Thanks for the article. It was a nice introduction to this technique for reasoning/updating probabilities. I’m going to try to practice this more often. A nitpick about some of the reasoning for Monte Hall:
Wikipedia has a contrived example to show that this reasoning isn’t valid, i.e. that even though Door A can never be opened, the probability that Door A is a winner can change. In short, imagine that Monty always reveals the rightmost (alphabetically last) door with a hidden avocado to reveal. If you choose Door A and Monty reveals Door C, then the probability of Door A containing the avocado updates to 1/2, even though Door A could never have been opened.
So, the point is that the fact that Door A is never acted on directly does not mean it cannot be impacted by new knowledge. I’m not trying to say that your conclusions are wrong because of this contrived counterexample, just that the reasoning process is slightly off, and it seemed like the process was more the central point of the article than the actual Monty Hall Problem. People like me who are just learning this stuff might generalize the wrong rules for counterfactual reasoning.
Thanks again for the article, and sorry for the nitpick!
LikeLiked by 1 person
I’m reluctant to assume I know what makes boring TV.

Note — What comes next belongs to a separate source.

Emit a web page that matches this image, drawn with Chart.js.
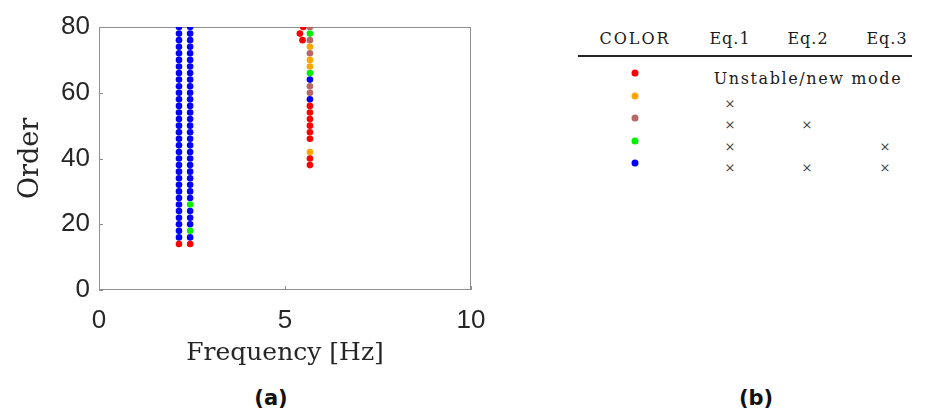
<!DOCTYPE html>
<html>
<head>
<meta charset="utf-8">
<script src="https://cdn.jsdelivr.net/npm/chart.js@4/dist/chart.umd.min.js"></script>
<style>
  body { margin: 0; background: #fff; width: 931px; height: 412px; overflow: hidden; position: relative; }
  #plot { position: absolute; left: 0; top: 0; width: 520px; height: 380px; }
  .t { position: absolute; transform: translate(-50%, -50%); white-space: nowrap; color: #1a1a1a;
       font-family: "DejaVu Serif", serif; font-size: 16px; }
  .dot { position: absolute; width: 7px; height: 7px; border-radius: 50%; transform: translate(-50%, -50%); }
  .cap { position: absolute; transform: translate(-50%, -50%); font-family: "DejaVu Sans", sans-serif;
         font-weight: bold; font-size: 21px; color: #111; }
  #rule { position: absolute; left: 578px; top: 55px; width: 334px; height: 2px; background: #222; }
</style>
</head>
<body>
<div id="plot"><canvas id="c"></canvas></div>

<div class="t" style="left:635px;top:38px;letter-spacing:2px">COLOR</div>
<div class="t" style="left:730px;top:38px;letter-spacing:1px">Eq.1</div>
<div class="t" style="left:808px;top:38px;letter-spacing:1px">Eq.2</div>
<div class="t" style="left:887px;top:38px;letter-spacing:1px">Eq.3</div>
<div id="rule"></div>
<div id="legendRows"></div>

<div class="cap" style="left:271px;top:398px">(a)</div>
<div class="cap" style="left:756px;top:398px">(b)</div>

<script>
// stabilization diagram: classes 0 = unstable/new, 1 = Eq.1, 2 = Eq.1+2, 3 = Eq.1+3, 4 = all
const classNames = ['Unstable/new mode', 'Eq.1', 'Eq.1 + Eq.2', 'Eq.1 + Eq.3', 'Eq.1 + Eq.2 + Eq.3'];
const classColors = ['#ff0000', '#ffa500', '#b86767', '#00f000', '#0000ff'];

const orders = [14, 16, 18, 20, 22, 24, 26, 28, 30, 32, 34, 36, 38, 40, 42, 44, 46,
                48, 50, 52, 54, 56, 58, 60, 62, 64, 66, 68, 70, 72, 74, 76, 78, 80];

const col1Freq = 2.15;
const col1Class = [0, 4, 4, 4, 4, 4, 4, 4, 4, 4, 4, 4, 4, 4, 4, 4, 4,
                   4, 4, 4, 4, 4, 4, 4, 4, 4, 4, 4, 4, 4, 4, 4, 4, 4];

const col2Freq = 2.45;
const col2Class = [0, 4, 3, 4, 4, 4, 3, 4, 4, 4, 4, 4, 4, 4, 4, 4, 4,
                   4, 4, 4, 4, 4, 4, 4, 4, 4, 4, 4, 4, 4, 4, 4, 4, 4];

const col3Freq = 5.67;
const col3Class = [null, null, null, null, null, null, null, null, null, null, null, null, 0, 0, 1, null, 0,
                   0, 0, 0, 0, 0, 4, 2, 2, 4, 3, 1, 1, 2, 1, 2, 3, 2];

// scattered unstable poles left of the third column
const extraFreq = [5.49, 5.40, 5.47];
const extraOrder = [80, 78, 76];

const yTicks = [0, 20, 40, 60, 80];
const xTicks = [0, 5, 10];

// group poles by class
const groups = classColors.map(() => []);
function addColumn(freq, classes) {
    classes.forEach((k, i) => {
        if (k !== null) groups[k].push({ x: freq, y: orders[i] });
    });
}
addColumn(col1Freq, col1Class);
addColumn(col2Freq, col2Class);
addColumn(col3Freq, col3Class);
extraFreq.forEach((f, i) => groups[0].push({ x: f, y: extraOrder[i] }));

const datasets = groups.map((pts, k) => ({
    label: classNames[k],
    data: pts,
    backgroundColor: classColors[k],
    borderWidth: 0,
    pointRadius: 3.3,
    pointHoverRadius: 3.3
}));

// axes box with small inward ticks
const boxPlugin = {
    id: 'box',
    beforeDatasetsDraw(chart) {
        const { ctx, chartArea: a, scales } = chart;
        ctx.save();
        ctx.strokeStyle = '#8f8f8f';
        ctx.lineWidth = 1;
        ctx.strokeRect(a.left + 0.5, a.top + 0.5, a.right - a.left - 1, a.bottom - a.top - 1);
        ctx.beginPath();
        yTicks.forEach(v => {
            const py = Math.round(scales.y.getPixelForValue(v)) + 0.5;
            ctx.moveTo(a.left, py); ctx.lineTo(a.left + 4, py);
        });
        xTicks.forEach(v => {
            const px = Math.round(scales.x.getPixelForValue(v)) + 0.5;
            ctx.moveTo(px, a.bottom); ctx.lineTo(px, a.bottom - 4);
        });
        ctx.stroke();
        ctx.restore();
    }
};

new Chart(document.getElementById('c'), {
    type: 'scatter',
    data: { datasets },
    options: {
        responsive: true,
        maintainAspectRatio: false,
        animation: false,
        events: [],
        layout: { padding: { left: 15, top: 27, right: 49, bottom: 12 } },
        plugins: { legend: { display: false }, tooltip: { enabled: false } },
        scales: {
            x: {
                type: 'linear', min: 0, max: 10,
                afterBuildTicks: s => { s.ticks = xTicks.map(v => ({ value: v })); },
                afterFit: s => { s.height = 78; },
                grid: { display: false, drawTicks: false },
                border: { display: false },
                ticks: { padding: 15, color: '#262626', font: { family: 'Liberation Sans', size: 26 } },
                title: { display: true, text: 'Frequency [Hz]', padding: 0, color: '#262626',
                         font: { family: 'DejaVu Serif', size: 25, lineHeight: 1.2 } }
            },
            y: {
                type: 'linear', min: 0, max: 80,
                afterBuildTicks: s => { s.ticks = yTicks.map(v => ({ value: v })); },
                afterFit: s => { s.width = 84; },
                grid: { display: false, drawTicks: false },
                border: { display: false },
                ticks: { padding: 9, color: '#262626', font: { family: 'Liberation Sans', size: 26 } },
                title: { display: true, text: 'Order', padding: 0, color: '#262626',
                         font: { family: 'DejaVu Serif', size: 27, lineHeight: 1.2 } }
            }
        }
    },
    plugins: [boxPlugin]
});

// legend table (b)
const rowDotY = [73, 96, 118, 141, 163];
const rowMarkY = [78, 103, 124, 146, 167];
const rowMarks = [null, [1, 0, 0], [1, 1, 0], [1, 0, 1], [1, 1, 1]];
const eqX = [730, 807, 885];
const rows = document.getElementById('legendRows');
let html = '';
classColors.forEach((c, k) => {
    html += `<div class="dot" style="left:635px;top:${rowDotY[k]}px;background:${c}"></div>`;
    if (rowMarks[k] === null) {
        html += `<div class="t" style="left:808px;top:${rowMarkY[k]}px;letter-spacing:1.6px">${classNames[0]}</div>`;
    } else {
        rowMarks[k].forEach((m, j) => {
            if (m) html += `<div class="t" style="left:${eqX[j]}px;top:${rowMarkY[k]}px;font-size:13px;color:#444">×</div>`;
        });
    }
});
rows.innerHTML = html;
</script>
</body>
</html>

Your understanding of the pigeon paper seems wrong. The humans aren’t actually told it’s a Monty Hall problem – “In particular, no story was presented”. People aren’t under-switching because of their incorrect intuitions about the problem, it’s probably because they don’t care about performing well on the task. AFAICT their only reward is “you get points and you should pretend points are good”.
When humans are actually given relevant incentives they seem to do comparably well as pigeons, see https://link.springer.com/article/10.1023/A:1026209001464 which shows pretty sustained improvement over time. It doesn’t go to as many total periods as the pigeon study, but it seems plausible to extrapolate that the line would continue up to match pigeons.